- [YOUR OBJECTIVE]: Beginning with the opening line of the entries, return every line through the one containing "const logVOffset = -1.45;", both included, and nothing else. Omit pictures.

- [INPUT]:

____

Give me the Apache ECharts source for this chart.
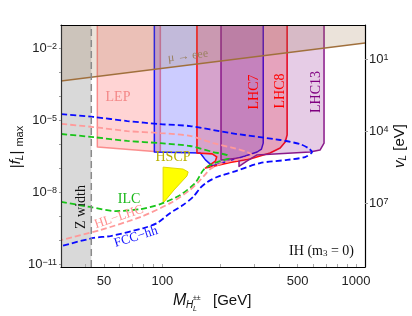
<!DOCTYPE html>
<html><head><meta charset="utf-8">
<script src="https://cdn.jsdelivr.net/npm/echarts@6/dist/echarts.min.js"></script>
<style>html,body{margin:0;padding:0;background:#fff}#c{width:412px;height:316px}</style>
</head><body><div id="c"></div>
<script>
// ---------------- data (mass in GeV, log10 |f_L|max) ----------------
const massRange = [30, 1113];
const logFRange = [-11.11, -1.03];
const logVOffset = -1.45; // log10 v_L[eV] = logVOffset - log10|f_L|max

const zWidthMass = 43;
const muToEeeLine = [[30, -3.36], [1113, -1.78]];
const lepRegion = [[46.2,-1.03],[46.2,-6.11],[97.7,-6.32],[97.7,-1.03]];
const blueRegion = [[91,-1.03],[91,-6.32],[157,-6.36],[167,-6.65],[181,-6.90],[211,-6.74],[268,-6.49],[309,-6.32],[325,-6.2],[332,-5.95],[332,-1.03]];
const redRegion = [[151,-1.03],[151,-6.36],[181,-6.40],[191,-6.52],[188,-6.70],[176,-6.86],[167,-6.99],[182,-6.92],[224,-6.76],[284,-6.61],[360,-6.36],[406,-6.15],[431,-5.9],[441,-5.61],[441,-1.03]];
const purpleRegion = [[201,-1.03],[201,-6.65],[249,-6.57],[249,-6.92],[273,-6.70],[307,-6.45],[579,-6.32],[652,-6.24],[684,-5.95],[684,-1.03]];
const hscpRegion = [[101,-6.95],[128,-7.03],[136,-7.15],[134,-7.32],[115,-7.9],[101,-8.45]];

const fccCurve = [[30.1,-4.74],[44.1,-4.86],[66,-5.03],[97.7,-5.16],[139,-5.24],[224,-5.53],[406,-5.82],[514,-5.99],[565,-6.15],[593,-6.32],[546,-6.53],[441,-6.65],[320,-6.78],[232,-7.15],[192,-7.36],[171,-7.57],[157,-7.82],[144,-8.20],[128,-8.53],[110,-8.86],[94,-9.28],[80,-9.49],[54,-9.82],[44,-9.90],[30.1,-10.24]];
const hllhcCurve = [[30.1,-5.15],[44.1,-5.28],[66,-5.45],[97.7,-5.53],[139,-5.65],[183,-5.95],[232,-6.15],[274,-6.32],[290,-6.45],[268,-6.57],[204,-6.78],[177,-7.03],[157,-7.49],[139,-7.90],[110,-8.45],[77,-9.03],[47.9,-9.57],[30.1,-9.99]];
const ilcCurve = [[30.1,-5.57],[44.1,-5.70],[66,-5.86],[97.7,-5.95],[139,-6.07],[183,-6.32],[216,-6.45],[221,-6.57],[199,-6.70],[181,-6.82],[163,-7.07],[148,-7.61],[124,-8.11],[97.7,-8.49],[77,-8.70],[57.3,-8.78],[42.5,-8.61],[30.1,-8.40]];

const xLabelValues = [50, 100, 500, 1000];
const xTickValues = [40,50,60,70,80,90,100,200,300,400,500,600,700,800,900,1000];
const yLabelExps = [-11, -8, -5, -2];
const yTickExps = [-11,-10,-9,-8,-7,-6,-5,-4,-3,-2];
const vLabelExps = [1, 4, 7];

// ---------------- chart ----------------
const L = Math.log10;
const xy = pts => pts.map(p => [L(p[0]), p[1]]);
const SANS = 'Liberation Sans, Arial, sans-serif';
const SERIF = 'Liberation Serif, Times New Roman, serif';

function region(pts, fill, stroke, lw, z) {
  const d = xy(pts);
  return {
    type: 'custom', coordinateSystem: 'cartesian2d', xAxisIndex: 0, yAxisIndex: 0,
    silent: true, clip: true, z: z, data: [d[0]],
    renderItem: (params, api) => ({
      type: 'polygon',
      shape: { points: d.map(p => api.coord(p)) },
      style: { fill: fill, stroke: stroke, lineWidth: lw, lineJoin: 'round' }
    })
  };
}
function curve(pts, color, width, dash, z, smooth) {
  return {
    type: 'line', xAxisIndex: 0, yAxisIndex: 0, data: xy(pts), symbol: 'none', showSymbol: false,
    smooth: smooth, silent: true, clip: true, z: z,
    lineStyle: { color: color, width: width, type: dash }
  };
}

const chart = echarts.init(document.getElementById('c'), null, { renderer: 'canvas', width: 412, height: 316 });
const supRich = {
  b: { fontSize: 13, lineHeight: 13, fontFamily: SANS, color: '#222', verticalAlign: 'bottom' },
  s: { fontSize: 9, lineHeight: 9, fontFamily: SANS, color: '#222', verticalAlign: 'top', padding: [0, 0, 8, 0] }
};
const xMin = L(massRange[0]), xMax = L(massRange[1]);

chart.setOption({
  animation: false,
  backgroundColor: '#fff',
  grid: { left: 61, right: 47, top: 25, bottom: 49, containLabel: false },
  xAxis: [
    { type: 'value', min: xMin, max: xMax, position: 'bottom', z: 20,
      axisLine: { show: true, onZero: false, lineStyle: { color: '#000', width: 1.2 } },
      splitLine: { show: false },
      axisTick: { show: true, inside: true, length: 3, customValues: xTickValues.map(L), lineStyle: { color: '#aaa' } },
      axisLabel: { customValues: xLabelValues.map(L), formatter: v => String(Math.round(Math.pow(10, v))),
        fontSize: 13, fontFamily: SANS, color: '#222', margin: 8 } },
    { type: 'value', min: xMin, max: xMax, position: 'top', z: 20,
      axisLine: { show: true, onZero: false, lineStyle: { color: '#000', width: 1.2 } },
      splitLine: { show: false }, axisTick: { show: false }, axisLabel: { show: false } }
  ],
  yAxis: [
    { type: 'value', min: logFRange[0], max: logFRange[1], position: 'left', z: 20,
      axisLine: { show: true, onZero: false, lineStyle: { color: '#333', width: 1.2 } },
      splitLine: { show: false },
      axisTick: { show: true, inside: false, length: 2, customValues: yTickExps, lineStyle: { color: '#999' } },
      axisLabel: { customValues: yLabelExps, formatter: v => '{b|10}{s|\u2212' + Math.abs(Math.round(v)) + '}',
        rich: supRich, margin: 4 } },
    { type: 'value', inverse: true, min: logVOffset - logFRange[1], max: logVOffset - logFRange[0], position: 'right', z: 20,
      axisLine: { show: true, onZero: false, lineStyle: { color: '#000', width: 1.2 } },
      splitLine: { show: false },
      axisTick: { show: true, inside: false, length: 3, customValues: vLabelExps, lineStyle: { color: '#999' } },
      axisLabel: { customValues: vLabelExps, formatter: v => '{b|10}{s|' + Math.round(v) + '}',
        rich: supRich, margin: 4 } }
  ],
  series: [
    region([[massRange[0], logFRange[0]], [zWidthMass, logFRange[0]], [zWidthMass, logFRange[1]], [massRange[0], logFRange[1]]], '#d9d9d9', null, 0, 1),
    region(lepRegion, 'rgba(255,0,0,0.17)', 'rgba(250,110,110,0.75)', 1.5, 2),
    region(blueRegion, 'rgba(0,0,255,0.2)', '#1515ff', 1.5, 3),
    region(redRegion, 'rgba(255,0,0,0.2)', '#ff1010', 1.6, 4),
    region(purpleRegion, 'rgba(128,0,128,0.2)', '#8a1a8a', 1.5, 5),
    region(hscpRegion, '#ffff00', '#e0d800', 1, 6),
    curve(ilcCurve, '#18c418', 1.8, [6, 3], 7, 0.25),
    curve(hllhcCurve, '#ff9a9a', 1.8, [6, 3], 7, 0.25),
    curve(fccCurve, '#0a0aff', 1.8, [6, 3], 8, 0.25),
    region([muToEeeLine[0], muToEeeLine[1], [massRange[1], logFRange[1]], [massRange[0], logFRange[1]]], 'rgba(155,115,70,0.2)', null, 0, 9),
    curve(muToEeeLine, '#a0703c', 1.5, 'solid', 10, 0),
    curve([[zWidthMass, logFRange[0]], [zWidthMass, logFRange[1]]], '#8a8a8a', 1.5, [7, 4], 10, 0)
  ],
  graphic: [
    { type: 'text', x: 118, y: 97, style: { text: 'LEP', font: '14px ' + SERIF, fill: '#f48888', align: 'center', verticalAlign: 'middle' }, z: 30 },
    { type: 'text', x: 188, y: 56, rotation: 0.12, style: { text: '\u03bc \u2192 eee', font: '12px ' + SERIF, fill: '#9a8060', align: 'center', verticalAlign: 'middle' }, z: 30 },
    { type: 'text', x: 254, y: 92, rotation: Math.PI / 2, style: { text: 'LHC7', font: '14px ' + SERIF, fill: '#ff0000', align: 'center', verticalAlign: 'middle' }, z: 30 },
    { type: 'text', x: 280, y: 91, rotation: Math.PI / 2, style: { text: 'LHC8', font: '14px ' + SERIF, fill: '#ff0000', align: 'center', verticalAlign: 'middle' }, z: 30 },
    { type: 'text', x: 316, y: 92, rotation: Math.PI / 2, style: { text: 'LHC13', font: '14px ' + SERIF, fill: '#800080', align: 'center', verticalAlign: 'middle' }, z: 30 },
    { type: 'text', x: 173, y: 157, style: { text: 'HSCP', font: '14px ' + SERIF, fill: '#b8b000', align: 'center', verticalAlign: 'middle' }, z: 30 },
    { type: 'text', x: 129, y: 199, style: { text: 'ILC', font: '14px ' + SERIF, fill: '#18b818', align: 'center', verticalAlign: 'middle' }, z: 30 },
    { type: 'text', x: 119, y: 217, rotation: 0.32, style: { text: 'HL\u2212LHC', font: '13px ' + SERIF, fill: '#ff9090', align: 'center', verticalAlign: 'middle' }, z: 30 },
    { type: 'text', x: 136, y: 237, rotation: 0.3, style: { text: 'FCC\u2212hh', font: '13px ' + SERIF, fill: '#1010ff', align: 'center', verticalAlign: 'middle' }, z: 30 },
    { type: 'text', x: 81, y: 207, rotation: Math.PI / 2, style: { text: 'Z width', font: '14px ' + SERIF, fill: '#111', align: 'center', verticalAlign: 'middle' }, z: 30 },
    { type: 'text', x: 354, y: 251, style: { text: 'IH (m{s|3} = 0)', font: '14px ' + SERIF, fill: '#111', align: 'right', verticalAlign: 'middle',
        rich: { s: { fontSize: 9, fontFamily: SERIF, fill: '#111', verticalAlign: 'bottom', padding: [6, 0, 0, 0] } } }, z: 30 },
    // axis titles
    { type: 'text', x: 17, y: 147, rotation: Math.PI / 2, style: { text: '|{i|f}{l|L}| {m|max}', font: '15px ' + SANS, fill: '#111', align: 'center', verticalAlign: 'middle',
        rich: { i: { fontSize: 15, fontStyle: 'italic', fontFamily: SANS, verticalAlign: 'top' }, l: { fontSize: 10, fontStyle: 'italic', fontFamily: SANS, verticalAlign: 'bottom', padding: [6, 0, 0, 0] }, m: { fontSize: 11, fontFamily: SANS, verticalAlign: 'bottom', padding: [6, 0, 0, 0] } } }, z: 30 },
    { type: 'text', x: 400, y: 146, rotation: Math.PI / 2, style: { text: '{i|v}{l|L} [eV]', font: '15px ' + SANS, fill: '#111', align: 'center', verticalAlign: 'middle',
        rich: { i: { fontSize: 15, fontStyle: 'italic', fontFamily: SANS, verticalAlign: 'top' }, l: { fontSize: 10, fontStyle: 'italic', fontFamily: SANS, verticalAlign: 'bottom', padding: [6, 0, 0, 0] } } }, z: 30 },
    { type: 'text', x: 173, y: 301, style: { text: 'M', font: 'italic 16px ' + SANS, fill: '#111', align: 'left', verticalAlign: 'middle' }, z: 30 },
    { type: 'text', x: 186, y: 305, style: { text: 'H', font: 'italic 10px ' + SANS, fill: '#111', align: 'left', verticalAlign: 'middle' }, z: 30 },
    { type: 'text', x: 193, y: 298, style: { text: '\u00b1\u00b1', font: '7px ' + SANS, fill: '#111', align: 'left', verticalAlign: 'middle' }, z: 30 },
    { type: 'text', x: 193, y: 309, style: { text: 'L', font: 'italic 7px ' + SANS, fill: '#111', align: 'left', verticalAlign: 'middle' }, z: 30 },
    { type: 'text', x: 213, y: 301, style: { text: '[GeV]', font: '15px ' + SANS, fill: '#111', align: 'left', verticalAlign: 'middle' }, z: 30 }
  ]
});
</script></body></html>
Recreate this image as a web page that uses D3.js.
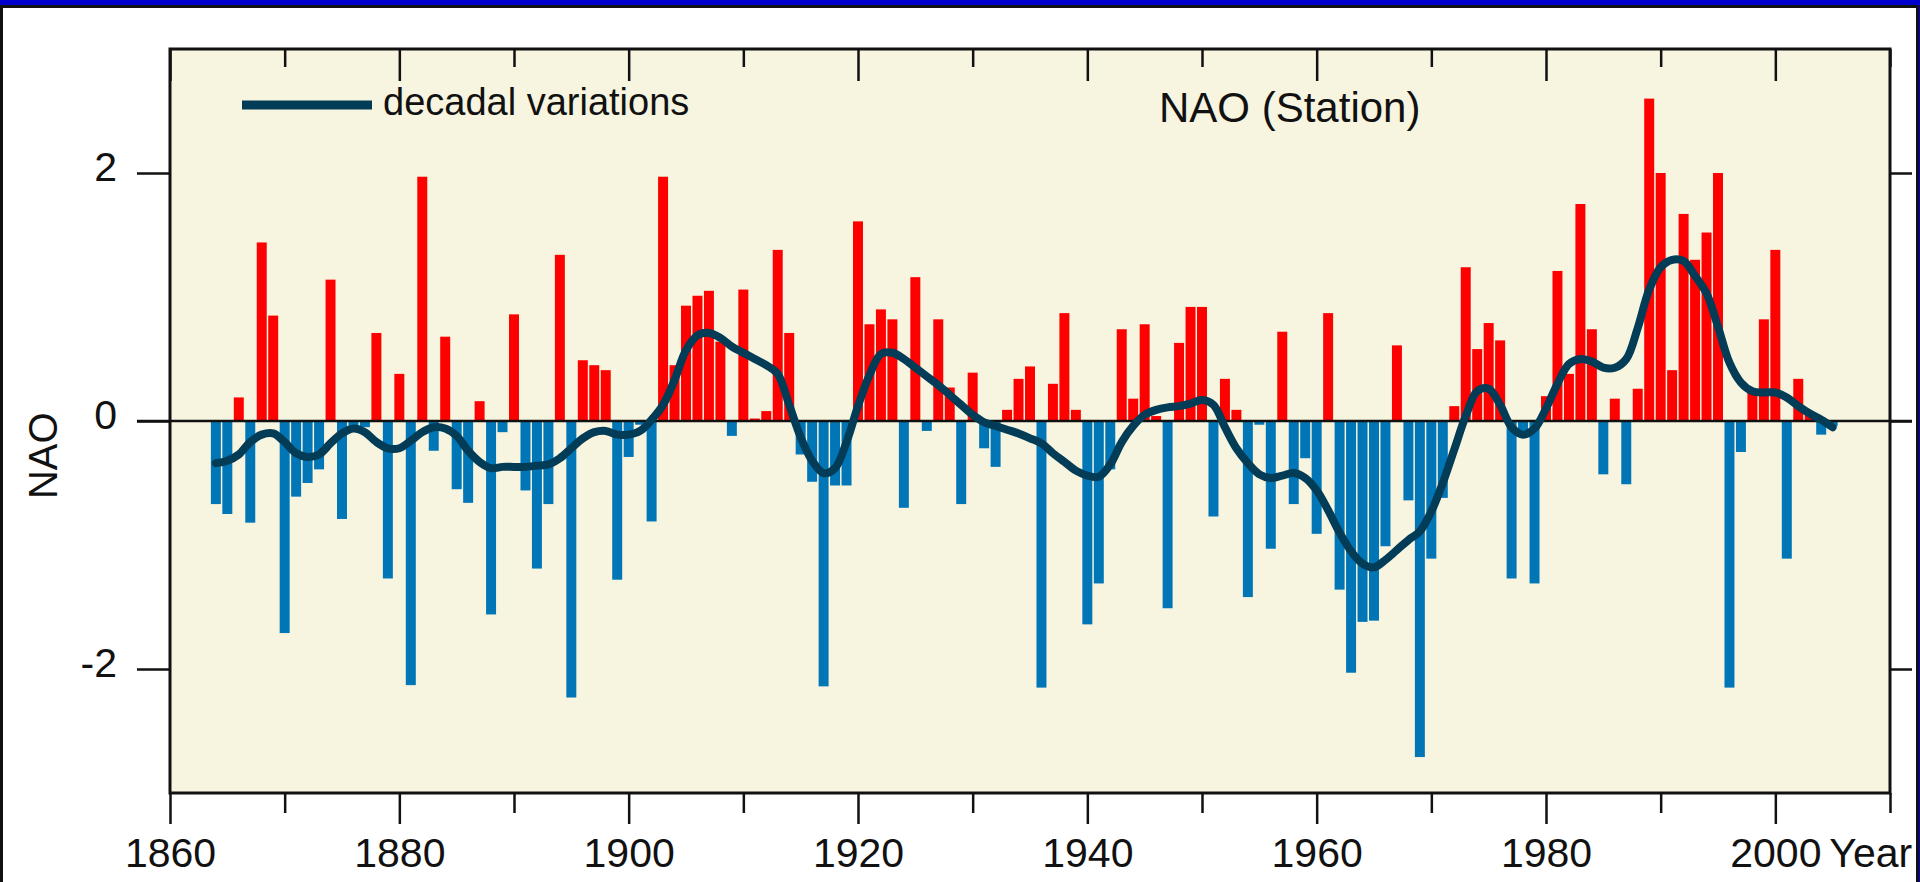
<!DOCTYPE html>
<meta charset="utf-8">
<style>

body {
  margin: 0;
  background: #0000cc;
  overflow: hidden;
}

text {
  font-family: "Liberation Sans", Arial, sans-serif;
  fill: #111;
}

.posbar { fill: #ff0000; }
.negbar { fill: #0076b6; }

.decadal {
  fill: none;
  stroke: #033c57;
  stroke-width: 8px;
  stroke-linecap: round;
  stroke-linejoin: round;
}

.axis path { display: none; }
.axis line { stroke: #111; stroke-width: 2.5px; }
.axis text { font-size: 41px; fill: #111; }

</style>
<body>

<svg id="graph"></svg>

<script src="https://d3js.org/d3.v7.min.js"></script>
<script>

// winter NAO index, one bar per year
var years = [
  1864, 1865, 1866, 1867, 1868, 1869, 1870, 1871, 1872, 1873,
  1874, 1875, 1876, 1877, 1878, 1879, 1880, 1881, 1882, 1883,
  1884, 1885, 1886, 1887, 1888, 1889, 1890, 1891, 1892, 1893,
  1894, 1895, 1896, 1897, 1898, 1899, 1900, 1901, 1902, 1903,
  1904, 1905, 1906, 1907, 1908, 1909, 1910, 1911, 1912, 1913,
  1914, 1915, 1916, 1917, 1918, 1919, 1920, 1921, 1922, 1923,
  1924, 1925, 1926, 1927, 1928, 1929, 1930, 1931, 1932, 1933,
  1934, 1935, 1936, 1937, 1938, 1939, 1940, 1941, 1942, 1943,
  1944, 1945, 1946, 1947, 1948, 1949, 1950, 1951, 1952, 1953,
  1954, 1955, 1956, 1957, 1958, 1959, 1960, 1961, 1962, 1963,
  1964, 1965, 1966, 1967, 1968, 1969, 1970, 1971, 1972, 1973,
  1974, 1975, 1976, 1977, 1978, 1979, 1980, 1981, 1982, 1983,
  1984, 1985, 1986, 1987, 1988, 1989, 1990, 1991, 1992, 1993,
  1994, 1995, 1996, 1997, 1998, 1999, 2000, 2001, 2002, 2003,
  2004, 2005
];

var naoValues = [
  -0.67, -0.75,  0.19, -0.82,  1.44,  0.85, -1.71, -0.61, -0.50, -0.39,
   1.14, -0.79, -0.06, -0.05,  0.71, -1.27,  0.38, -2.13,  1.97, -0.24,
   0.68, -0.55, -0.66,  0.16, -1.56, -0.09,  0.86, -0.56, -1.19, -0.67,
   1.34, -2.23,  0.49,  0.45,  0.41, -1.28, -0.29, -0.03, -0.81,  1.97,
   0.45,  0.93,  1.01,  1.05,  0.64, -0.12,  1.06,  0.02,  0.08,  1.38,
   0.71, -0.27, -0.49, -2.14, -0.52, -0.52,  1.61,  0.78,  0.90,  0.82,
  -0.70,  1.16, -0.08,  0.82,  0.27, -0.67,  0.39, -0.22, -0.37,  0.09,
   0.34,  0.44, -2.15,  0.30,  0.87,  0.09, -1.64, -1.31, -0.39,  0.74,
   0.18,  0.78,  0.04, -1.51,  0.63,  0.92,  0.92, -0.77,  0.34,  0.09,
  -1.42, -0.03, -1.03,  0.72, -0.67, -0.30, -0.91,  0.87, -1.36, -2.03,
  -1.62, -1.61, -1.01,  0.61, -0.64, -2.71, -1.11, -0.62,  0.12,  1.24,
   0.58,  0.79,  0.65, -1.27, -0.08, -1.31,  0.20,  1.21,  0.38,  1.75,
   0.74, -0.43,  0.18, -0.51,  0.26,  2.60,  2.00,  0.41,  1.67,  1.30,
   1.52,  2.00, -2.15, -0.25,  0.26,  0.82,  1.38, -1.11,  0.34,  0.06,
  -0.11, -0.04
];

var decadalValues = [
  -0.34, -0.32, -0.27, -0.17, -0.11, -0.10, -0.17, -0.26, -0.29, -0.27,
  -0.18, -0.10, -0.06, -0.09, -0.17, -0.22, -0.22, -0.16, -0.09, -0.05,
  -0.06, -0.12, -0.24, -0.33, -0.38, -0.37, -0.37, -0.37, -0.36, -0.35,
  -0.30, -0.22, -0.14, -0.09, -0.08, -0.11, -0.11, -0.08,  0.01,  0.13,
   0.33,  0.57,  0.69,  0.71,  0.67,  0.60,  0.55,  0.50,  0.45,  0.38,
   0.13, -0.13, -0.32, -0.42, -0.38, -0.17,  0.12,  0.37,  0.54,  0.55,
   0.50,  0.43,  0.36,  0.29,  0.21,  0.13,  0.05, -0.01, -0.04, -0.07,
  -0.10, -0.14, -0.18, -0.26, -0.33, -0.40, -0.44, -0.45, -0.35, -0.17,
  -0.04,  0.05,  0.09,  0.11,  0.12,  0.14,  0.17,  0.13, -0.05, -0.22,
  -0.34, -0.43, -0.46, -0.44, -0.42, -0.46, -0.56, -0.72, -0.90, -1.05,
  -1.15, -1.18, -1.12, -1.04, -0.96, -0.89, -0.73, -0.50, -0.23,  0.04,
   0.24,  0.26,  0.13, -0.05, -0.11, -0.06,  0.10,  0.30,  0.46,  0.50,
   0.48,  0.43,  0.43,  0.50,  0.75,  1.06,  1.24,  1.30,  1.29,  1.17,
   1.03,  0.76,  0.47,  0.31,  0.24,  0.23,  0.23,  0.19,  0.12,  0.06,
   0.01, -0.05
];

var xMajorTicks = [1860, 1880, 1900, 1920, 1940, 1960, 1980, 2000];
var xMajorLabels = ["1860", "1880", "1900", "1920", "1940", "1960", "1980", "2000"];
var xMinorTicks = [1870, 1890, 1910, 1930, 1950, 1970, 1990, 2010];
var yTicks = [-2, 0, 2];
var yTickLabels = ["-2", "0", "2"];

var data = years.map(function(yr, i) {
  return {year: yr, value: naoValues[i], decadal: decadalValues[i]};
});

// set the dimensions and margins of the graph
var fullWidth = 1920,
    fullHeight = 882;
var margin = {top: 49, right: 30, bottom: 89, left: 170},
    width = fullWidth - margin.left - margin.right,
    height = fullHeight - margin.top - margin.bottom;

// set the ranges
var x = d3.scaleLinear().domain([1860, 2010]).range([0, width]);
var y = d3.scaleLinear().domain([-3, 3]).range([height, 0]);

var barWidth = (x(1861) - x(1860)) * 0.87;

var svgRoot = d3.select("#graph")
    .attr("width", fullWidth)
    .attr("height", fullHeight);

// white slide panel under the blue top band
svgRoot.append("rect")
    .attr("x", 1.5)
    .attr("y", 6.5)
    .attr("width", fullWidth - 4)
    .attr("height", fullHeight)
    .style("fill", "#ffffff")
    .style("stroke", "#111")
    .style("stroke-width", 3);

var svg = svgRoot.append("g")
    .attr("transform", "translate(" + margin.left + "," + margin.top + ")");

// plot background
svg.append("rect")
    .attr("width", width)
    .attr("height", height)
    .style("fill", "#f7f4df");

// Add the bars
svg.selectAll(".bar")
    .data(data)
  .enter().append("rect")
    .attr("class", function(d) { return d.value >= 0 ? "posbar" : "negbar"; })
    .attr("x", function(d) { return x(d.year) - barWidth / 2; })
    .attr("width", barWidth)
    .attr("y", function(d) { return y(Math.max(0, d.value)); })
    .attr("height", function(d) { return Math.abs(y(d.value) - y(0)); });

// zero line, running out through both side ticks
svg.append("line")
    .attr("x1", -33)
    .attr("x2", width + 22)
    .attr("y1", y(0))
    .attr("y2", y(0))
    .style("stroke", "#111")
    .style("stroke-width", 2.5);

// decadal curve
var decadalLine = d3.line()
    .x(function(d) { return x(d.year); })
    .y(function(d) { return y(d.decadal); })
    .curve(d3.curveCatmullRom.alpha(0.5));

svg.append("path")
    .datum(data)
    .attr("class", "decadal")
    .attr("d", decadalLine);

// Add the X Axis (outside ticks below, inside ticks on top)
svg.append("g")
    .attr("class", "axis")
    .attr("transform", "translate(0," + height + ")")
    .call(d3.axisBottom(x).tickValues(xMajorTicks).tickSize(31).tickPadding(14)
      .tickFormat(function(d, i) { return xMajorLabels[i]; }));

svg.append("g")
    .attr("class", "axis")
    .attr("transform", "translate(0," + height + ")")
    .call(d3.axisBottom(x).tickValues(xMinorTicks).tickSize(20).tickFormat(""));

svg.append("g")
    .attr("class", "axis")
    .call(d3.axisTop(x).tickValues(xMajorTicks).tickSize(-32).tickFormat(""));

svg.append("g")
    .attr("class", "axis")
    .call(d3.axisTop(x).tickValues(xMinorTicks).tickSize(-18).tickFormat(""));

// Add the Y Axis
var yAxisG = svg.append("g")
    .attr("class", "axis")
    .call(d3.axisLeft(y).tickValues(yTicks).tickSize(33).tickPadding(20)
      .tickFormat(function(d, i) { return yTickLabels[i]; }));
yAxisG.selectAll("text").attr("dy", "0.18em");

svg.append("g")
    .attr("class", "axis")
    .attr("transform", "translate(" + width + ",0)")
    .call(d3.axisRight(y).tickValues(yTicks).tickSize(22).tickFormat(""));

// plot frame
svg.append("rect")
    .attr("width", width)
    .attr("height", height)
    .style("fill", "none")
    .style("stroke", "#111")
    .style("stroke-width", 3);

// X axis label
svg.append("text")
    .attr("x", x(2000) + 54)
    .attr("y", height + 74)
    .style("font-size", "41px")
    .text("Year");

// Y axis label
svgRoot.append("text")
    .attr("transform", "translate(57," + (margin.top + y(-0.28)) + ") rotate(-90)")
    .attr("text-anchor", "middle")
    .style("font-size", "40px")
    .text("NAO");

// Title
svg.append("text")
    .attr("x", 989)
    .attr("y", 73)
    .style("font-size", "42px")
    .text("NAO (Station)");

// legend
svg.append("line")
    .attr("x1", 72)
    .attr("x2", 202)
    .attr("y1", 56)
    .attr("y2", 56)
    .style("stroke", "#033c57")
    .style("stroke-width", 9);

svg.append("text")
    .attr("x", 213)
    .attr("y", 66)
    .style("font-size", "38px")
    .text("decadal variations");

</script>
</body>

____

- [OUTPUT FOR THIS EXERCISE]:
Give me the Apache ECharts source for this chart.
<!DOCTYPE html>
<html><head><meta charset="utf-8">
<script src="https://cdn.jsdelivr.net/npm/echarts@6/dist/echarts.min.js"></script>
<style>html,body{margin:0;padding:0;background:#fff}#c{width:412px;height:316px}</style>
</head><body><div id="c"></div>
<script>
// ---------------- data (mass in GeV, log10 |f_L|max) ----------------
const massRange = [30, 1113];
const logFRange = [-11.11, -1.03];
const logVOffset = -1.45; // log10 v_L[eV] = logVOffset - log10|f_L|max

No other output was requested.